• Source data
━━━━━━━━

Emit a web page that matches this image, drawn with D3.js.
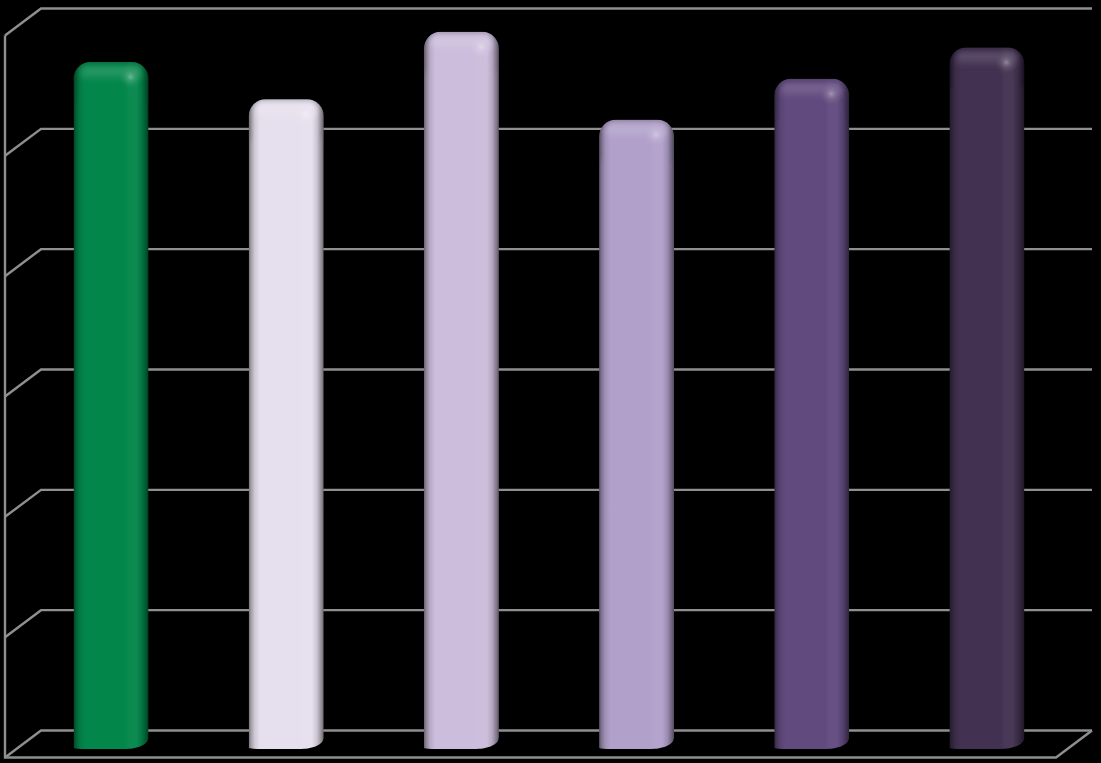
<!DOCTYPE html>
<html><head><meta charset="utf-8">
<script src="https://cdn.jsdelivr.net/npm/d3@7"></script>
<style>html,body{margin:0;padding:0;background:#000}svg{display:block}</style>
</head><body><svg id="c" width="1101" height="763"></svg>
<script>
const categories = ["A","B","C","D","E","F"];
const values = [5.71,5.40,5.96,5.23,5.57,5.83];
const colors = ["#03864a","#e6dfed","#cbbddb","#b1a0ca","#614a7e","#423150"];
const ticks = [0,1,2,3,4,5,6];

const W=1101,H=763;
const depthX=36, depthY=27, floorL=5, floorR=1056, floorY=757.5;
const svg=d3.select("#c");
const defs=svg.append("defs");
svg.append("rect").attr("width",W).attr("height",H).attr("fill","#000");
defs.append("filter").attr("id","blur").attr("x","-30%").attr("y","-30%").attr("width","160%").attr("height","160%")
  .append("feGaussianBlur").attr("stdDeviation",2.6);
defs.append("filter").attr("id","soft").attr("x","-30%").attr("y","-60%").attr("width","160%").attr("height","220%")
  .append("feGaussianBlur").attr("stdDeviation",3.5);

const yGrid=d3.scaleLinear().domain([0,6]).range([floorY-depthY,8.5]);
const yBar=d3.scaleLinear().domain([0,6]).range([749,27]);
const x=d3.scaleBand().domain(categories).range([floorL+18.5,floorR+18.5]).paddingInner(0.5717).paddingOuter(0.2858);

const grid=svg.append("g").attr("fill","none").attr("stroke","#8f8f8f").attr("stroke-width",2.4);
ticks.forEach(t=>{
  const yy=yGrid(t);
  const p=d3.path();
  p.moveTo(floorL,yy+depthY);p.lineTo(floorL+depthX,yy);p.lineTo(floorR+depthX,yy);
  grid.append("path").attr("d",p.toString());
});
const wall=d3.path();
wall.moveTo(floorL,yGrid(6)+depthY);wall.lineTo(floorL,floorY);wall.lineTo(floorR,floorY);wall.lineTo(floorR+depthX,yGrid(0));
grid.append("path").attr("d",wall.toString());

function shade(c,k){const h=d3.color(c);return (k>=0?d3.interpolateRgb(h,"#fff")(k):d3.interpolateRgb(h,"#000")(-k));}

const hs=[[0,-.5],[.03,-.3],[.08,-.1],[.15,0],[.68,0],[.74,.035],[.84,.035],[.91,-.12],[.97,-.38],[1,-.55]];
categories.forEach((cat,i)=>{
  const c=colors[i];
  const g=defs.append("linearGradient").attr("id","h"+i);
  hs.forEach(s=>g.append("stop").attr("offset",s[0]).attr("stop-color",shade(c,s[1])));
  const r=defs.append("radialGradient").attr("id","r"+i);
  r.append("stop").attr("offset",0).attr("stop-color",shade(c,.45)).attr("stop-opacity",.9);
  r.append("stop").attr("offset",.4).attr("stop-color",shade(c,.28)).attr("stop-opacity",.5);
  r.append("stop").attr("offset",1).attr("stop-color",shade(c,.1)).attr("stop-opacity",0);
  const cl=defs.append("clipPath").attr("id","cl"+i);
  const bx=x(cat),bw=x.bandwidth(),top=yBar(values[i]),bot=yBar(0);
  const rad=17;
  const p=d3.path();
  p.moveTo(bx,bot-1);
  p.lineTo(bx,top+rad);
  p.arcTo(bx,top,bx+rad,top,rad);
  p.lineTo(bx+bw-rad,top);
  p.arcTo(bx+bw,top,bx+bw,top+rad,rad);
  p.lineTo(bx+bw,bot-12);
  p.bezierCurveTo(bx+bw,bot-3,bx+bw-14,bot,bx+bw-24,bot);
  p.lineTo(bx+12,bot);
  p.quadraticCurveTo(bx+3,bot,bx,bot-1);
  p.closePath();
  cl.append("path").attr("d",p.toString());
  const rim=d3.path();
  rim.moveTo(bx-1,top+40);
  rim.lineTo(bx-1,top+rad);
  rim.arcTo(bx-1,top-1,bx+rad,top-1,rad);
  rim.lineTo(bx+bw-rad,top-1);
  rim.arcTo(bx+bw+1,top-1,bx+bw+1,top+rad,rad);
  rim.lineTo(bx+bw+1,top+40);
  const b=svg.append("g").attr("clip-path",`url(#cl${i})`);
  b.append("rect").attr("x",bx).attr("y",top).attr("width",bw).attr("height",bot-top).attr("fill",`url(#h${i})`);
  b.append("rect").attr("x",bx+7).attr("y",top+4).attr("width",bw-14).attr("height",11)
    .attr("fill",shade(c,.22)).attr("fill-opacity",.6).attr("filter","url(#soft)");
  b.append("path").attr("d",rim.toString()).attr("fill","none").attr("stroke",shade(c,-.6)).attr("stroke-opacity",.5).attr("stroke-width",4).attr("filter","url(#blur)");
  b.append("ellipse").attr("cx",bx+bw*0.76).attr("cy",top+15).attr("rx",12).attr("ry",12).attr("fill",`url(#r${i})`);
});
</script></body></html>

━━━━━━━━

Every line of text is to be repeated exactly; pictures are left out.

Emit a web page that matches this image, drawn with D3.js.
<!DOCTYPE html>
<html><head><meta charset="utf-8">
<script src="https://cdn.jsdelivr.net/npm/d3@7"></script>
<style>html,body{margin:0;padding:0;background:#000}svg{display:block}</style>
</head><body><svg id="c" width="1101" height="763"></svg>
<script>
const categories = ["A","B","C","D","E","F"];
const values = [5.71,5.40,5.96,5.23,5.57,5.83];
const colors = ["#03864a","#e6dfed","#cbbddb","#b1a0ca","#614a7e","#423150"];
const ticks = [0,1,2,3,4,5,6];

const W=1101,H=763;
const depthX=36, depthY=27, floorL=5, floorR=1056, floorY=757.5;
const svg=d3.select("#c");
const defs=svg.append("defs");
svg.append("rect").attr("width",W).attr("height",H).attr("fill","#000");
defs.append("filter").attr("id","blur").attr("x","-30%").attr("y","-30%").attr("width","160%").attr("height","160%")
  .append("feGaussianBlur").attr("stdDeviation",2.6);
defs.append("filter").attr("id","soft").attr("x","-30%").attr("y","-60%").attr("width","160%").attr("height","220%")
  .append("feGaussianBlur").attr("stdDeviation",3.5);

const yGrid=d3.scaleLinear().domain([0,6]).range([floorY-depthY,8.5]);
const yBar=d3.scaleLinear().domain([0,6]).range([749,27]);
const x=d3.scaleBand().domain(categories).range([floorL+18.5,floorR+18.5]).paddingInner(0.5717).paddingOuter(0.2858);

const grid=svg.append("g").attr("fill","none").attr("stroke","#8f8f8f").attr("stroke-width",2.4);
ticks.forEach(t=>{
  const yy=yGrid(t);
  const p=d3.path();
  p.moveTo(floorL,yy+depthY);p.lineTo(floorL+depthX,yy);p.lineTo(floorR+depthX,yy);
  grid.append("path").attr("d",p.toString());
});
const wall=d3.path();
wall.moveTo(floorL,yGrid(6)+depthY);wall.lineTo(floorL,floorY);wall.lineTo(floorR,floorY);wall.lineTo(floorR+depthX,yGrid(0));
grid.append("path").attr("d",wall.toString());

function shade(c,k){const h=d3.color(c);return (k>=0?d3.interpolateRgb(h,"#fff")(k):d3.interpolateRgb(h,"#000")(-k));}

const hs=[[0,-.5],[.03,-.3],[.08,-.1],[.15,0],[.68,0],[.74,.035],[.84,.035],[.91,-.12],[.97,-.38],[1,-.55]];
categories.forEach((cat,i)=>{
  const c=colors[i];
  const g=defs.append("linearGradient").attr("id","h"+i);
  hs.forEach(s=>g.append("stop").attr("offset",s[0]).attr("stop-color",shade(c,s[1])));
  const r=defs.append("radialGradient").attr("id","r"+i);
  r.append("stop").attr("offset",0).attr("stop-color",shade(c,.45)).attr("stop-opacity",.9);
  r.append("stop").attr("offset",.4).attr("stop-color",shade(c,.28)).attr("stop-opacity",.5);
  r.append("stop").attr("offset",1).attr("stop-color",shade(c,.1)).attr("stop-opacity",0);
  const cl=defs.append("clipPath").attr("id","cl"+i);
  const bx=x(cat),bw=x.bandwidth(),top=yBar(values[i]),bot=yBar(0);
  const rad=17;
  const p=d3.path();
  p.moveTo(bx,bot-1);
  p.lineTo(bx,top+rad);
  p.arcTo(bx,top,bx+rad,top,rad);
  p.lineTo(bx+bw-rad,top);
  p.arcTo(bx+bw,top,bx+bw,top+rad,rad);
  p.lineTo(bx+bw,bot-12);
  p.bezierCurveTo(bx+bw,bot-3,bx+bw-14,bot,bx+bw-24,bot);
  p.lineTo(bx+12,bot);
  p.quadraticCurveTo(bx+3,bot,bx,bot-1);
  p.closePath();
  cl.append("path").attr("d",p.toString());
  const rim=d3.path();
  rim.moveTo(bx-1,top+40);
  rim.lineTo(bx-1,top+rad);
  rim.arcTo(bx-1,top-1,bx+rad,top-1,rad);
  rim.lineTo(bx+bw-rad,top-1);
  rim.arcTo(bx+bw+1,top-1,bx+bw+1,top+rad,rad);
  rim.lineTo(bx+bw+1,top+40);
  const b=svg.append("g").attr("clip-path",`url(#cl${i})`);
  b.append("rect").attr("x",bx).attr("y",top).attr("width",bw).attr("height",bot-top).attr("fill",`url(#h${i})`);
  b.append("rect").attr("x",bx+7).attr("y",top+4).attr("width",bw-14).attr("height",11)
    .attr("fill",shade(c,.22)).attr("fill-opacity",.6).attr("filter","url(#soft)");
  b.append("path").attr("d",rim.toString()).attr("fill","none").attr("stroke",shade(c,-.6)).attr("stroke-opacity",.5).attr("stroke-width",4).attr("filter","url(#blur)");
  b.append("ellipse").attr("cx",bx+bw*0.76).attr("cy",top+15).attr("rx",12).attr("ry",12).attr("fill",`url(#r${i})`);
});
</script></body></html>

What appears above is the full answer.